In this episode, when Kirk Van Houten learns that his ancestor caused a town disaster, he demands that students stop learning about it. The episode received mixed reviews.

== Plot ==
A fire at Springfield Elementary School forces the school to be closed for weeks. The town's children are forced to be home-schooled where they learn about the collapse of the Great Springfield Gazebo. The mayor at the time, an ancestor of Kirk Van Houten, was blamed for the incident, which saddens the Van Houten family. Meanwhile, Marge prevents Homer from spending more money buying products advertised on late-night commercials. At Moe's Tavern, Moe tells Homer to invent a product to make back his money and tells Kirk to assert himself.

After the school reopens, Kirk demands that the students stop learning about the gazebo incident. At a school meeting, Kirk gains support from people who do not want to learn about the uncomfortable parts of history while others want to continue learning. The meeting ends in a stalemate. Meanwhile, Homer decides to make shirts with electric signs. Later, Kirk and his supporters protest against learning about the gazebo incident and clash with the Prince family. The violence forces Mayor Quimby to give in to Kirk's demands.
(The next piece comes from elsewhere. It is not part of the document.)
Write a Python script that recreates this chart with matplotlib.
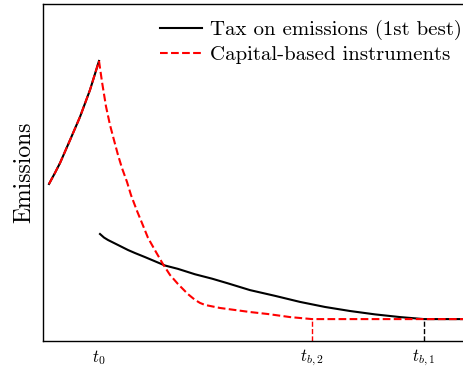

Several weeks later, Kirk has taken control of the town, and Homer has opened a shirt store, which supplies Kirk's supporters with slogans. Marge asks Kirk to cede power, but he refuses. Kirk decides to build a new Great Gazebo. At its opening, Kirk plays an electric guitar. Combined with the electric shirts, the electric wave causes the gazebo to collapse. This prompts Homer to comment that, unlike history, science cannot be ignored.

In the future, a teacher talks about the second gazebo disaster, which leads to a group of parents turning the teacher into dust.

== Production ==
Musician "Weird Al" Yankovic guest starred in the couch gag as himself. He previously appeared in the fourteenth season episode "Three Gays of the Condo" and the nineteenth season episode "That '90s Show."

== Reception ==
===Viewing figures===
Airing against the 95th Academy Awards, the episode earned a 0.22 rating and was watched by 0.77 million viewers, which was the third-most watched show on Fox that night.

===Critical response===
Tony Sokol of Den of Geek gave the episode 3.5 out of 5 stars. He called the episode an "ambitious entry" that accurately reflects the current American political situation. He also highlighted how Homer's subplot moves the story forward.

John Schwarz of Bubbleblabber gave the episode a 7.5 out of 10. He thought the story of erasing historical context was not fully developed. He highlighted the subplot of Homer making money from people on each side of the issue.